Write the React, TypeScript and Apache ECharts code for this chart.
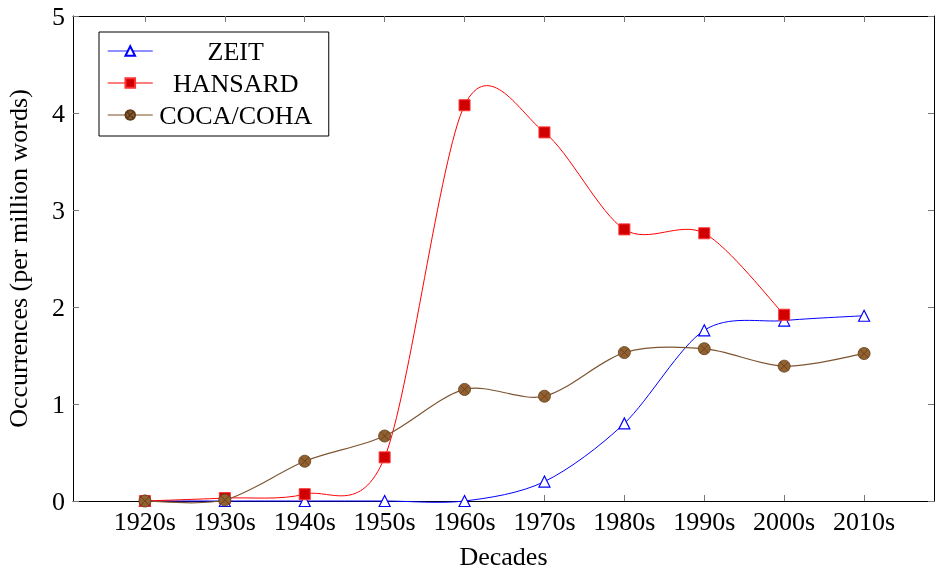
import React, { useEffect, useRef } from "react";
import * as echarts from "echarts";

const decades = [1920, 1930, 1940, 1950, 1960, 1970, 1980, 1990, 2000, 2010];
const zeit = [0, 0, 0, 0, 0, 0.2, 0.8, 1.76, 1.86, 1.91];
const hansard = [0, 0.03, 0.07, 0.45, 4.08, 3.8, 2.8, 2.76, 1.92];
const coca = [0, 0.01, 0.41, 0.67, 1.15, 1.08, 1.53, 1.57, 1.39, 1.52];
const yTicks = [0, 1, 2, 3, 4, 5];

const FONT = "Liberation Serif";
const FS = 26;
const TENSION = 0.1526;
const otimes =
  "path://M10,0 A10,10 0 1,1 9.99,0 Z M2.93,2.93 L17.07,17.07 M17.07,2.93 L2.93,17.07";

const pair = (vals: number[]) => vals.map((v, i) => [decades[i], v]);

// smooth curve (cardinal spline, like pgfplots "smooth") through points mapped by the axes
function curveSeries(name: string, vals: number[], color: string, width: number, z: number) {
  const data = pair(vals);
  return {
    name,
    type: "custom",
    data,
    z,
    silent: true,
    encode: { x: 0, y: 1 },
    renderItem: (params: any, api: any) => {
      if (params.dataIndex !== 0) return null;
      const p = data.map((d) => api.coord(d));
      const n = p.length;
      let d = `M${p[0][0]},${p[0][1]}`;
      for (let i = 0; i < n - 1; i++) {
        const a = p[i];
        const b = p[i + 1];
        const pa = i > 0 ? p[i - 1] : a;
        const nb = i + 2 < n ? p[i + 2] : b;
        const c1 = [a[0] + TENSION * (b[0] - pa[0]), a[1] + TENSION * (b[1] - pa[1])];
        const c2 = [b[0] - TENSION * (nb[0] - a[0]), b[1] - TENSION * (nb[1] - a[1])];
        d += ` C${c1[0]},${c1[1]} ${c2[0]},${c2[1]} ${b[0]},${b[1]}`;
      }
      return {
        type: "path",
        shape: { pathData: d },
        style: { fill: "none", stroke: color, lineWidth: width },
      };
    },
  };
}

export default function App() {
  const ref = useRef<HTMLDivElement>(null);
  useEffect(() => {
    if (!ref.current) return;
    document.body.style.margin = "0";
    document.body.style.overflow = "hidden";
    const chart = echarts.init(ref.current, null, { renderer: "svg" });
    const tickStyle = { show: true, inside: true, length: 6, lineStyle: { color: "#777", width: 1 } };
    const labelStyle = { fontFamily: FONT, fontSize: FS, color: "#000" };
    chart.setOption({
      animation: false,
      textStyle: { fontFamily: FONT },
      grid: { left: 73, right: 4, top: 16, bottom: 70, containLabel: false, outerBoundsMode: "none" },
      legend: {
        left: 99,
        top: 32,
        orient: "vertical",
        backgroundColor: "#fff",
        borderColor: "#000",
        borderWidth: 1,
        borderRadius: 0,
        padding: [6, 15, 8, 8],
        itemGap: 6,
        itemWidth: 45,
        itemHeight: 12,
        formatter: "{a|{name}}",
        textStyle: {
          ...labelStyle,
          rich: { a: { width: 156, align: "center", fontSize: FS, fontFamily: FONT, lineHeight: 26 } },
        },
        data: [
          { name: "ZEIT", lineStyle: { color: "#6a6aff", width: 1.5, opacity: 1 } },
          { name: "HANSARD", lineStyle: { color: "#ff5555", width: 1.5, opacity: 1 } },
          { name: "COCA/COHA", lineStyle: { color: "#a88a6c", width: 1.5, opacity: 1 } },
        ],
      },
      xAxis: [
        {
          type: "value",
          min: 1911,
          max: 2018.75,
          name: "Decades",
          nameLocation: "middle",
          nameGap: 42,
          nameTextStyle: labelStyle,
          axisLine: { show: true, lineStyle: { color: "#000", width: 1 } },
          axisTick: { ...tickStyle, customValues: decades },
          axisLabel: {
            customValues: decades,
            formatter: (v: number) => `${v}s`,
            ...labelStyle,
            margin: 7,
          },
          splitLine: { show: false },
        },
        {
          type: "value",
          position: "top",
          min: 1911,
          max: 2018.75,
          axisLine: { show: true, onZero: false, lineStyle: { color: "#000", width: 1 } },
          axisTick: { ...tickStyle, customValues: decades },
          axisLabel: { show: false },
          splitLine: { show: false },
        },
      ],
      yAxis: [
        {
          type: "value",
          min: 0,
          max: 5,
          interval: 1,
          name: "Occurrences (per million words)",
          nameLocation: "middle",
          nameGap: 42,
          nameTextStyle: labelStyle,
          axisLine: { show: true, lineStyle: { color: "#000", width: 1 } },
          axisTick: { ...tickStyle, customValues: yTicks },
          axisLabel: { ...labelStyle, margin: 8 },
          splitLine: { show: false },
        },
        {
          type: "value",
          position: "right",
          min: 0,
          max: 5,
          interval: 1,
          axisLine: { show: true, onZero: false, lineStyle: { color: "#000", width: 1 } },
          axisTick: tickStyle,
          axisLabel: { show: false },
          splitLine: { show: false },
        },
      ],
      series: [
        curveSeries("ZEIT curve", zeit, "#0000ff", 1, 1),
        {
          name: "ZEIT",
          type: "line",
          data: pair(zeit),
          symbol: "triangle",
          symbolSize: 11,
          showAllSymbol: true,
          lineStyle: { color: "#0000ff", width: 0, opacity: 0 },
          itemStyle: { color: "#ffffff", borderColor: "#0000ff", borderWidth: 1.2 },
          z: 2,
        },
        curveSeries("HANSARD curve", hansard, "#ff0000", 1, 3),
        {
          name: "HANSARD",
          type: "line",
          data: pair(hansard),
          symbol: "rect",
          symbolSize: 11,
          showAllSymbol: true,
          lineStyle: { color: "#ff0000", width: 0, opacity: 0 },
          itemStyle: { color: "#d00000", borderColor: "#ff3333", borderWidth: 1 },
          z: 4,
        },
        curveSeries("COCA/COHA curve", coca, "#7d5532", 1.2, 5),
        {
          name: "COCA/COHA",
          type: "line",
          data: pair(coca),
          symbol: otimes,
          symbolSize: 12,
          showAllSymbol: true,
          lineStyle: { color: "#7d5532", width: 0, opacity: 0 },
          itemStyle: { color: "#93602f", borderColor: "#5e3d1c", borderWidth: 0.8 },
          z: 6,
        },
      ],
    });
    return () => chart.dispose();
  }, []);
  return (
    <div
      ref={ref}
      style={{ position: "fixed", left: 0, top: 0, width: 938, height: 571, overflow: "hidden" }}
    />
  );
}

[EXERCISE] Repeat the listing above up to and including the line with "import * as", starting from its first line. Drop any pictures.

[SOLUTION]
Write the React, TypeScript and Apache ECharts code for this chart.
import React, { useEffect, useRef } from "react";
import * as echarts from "echarts";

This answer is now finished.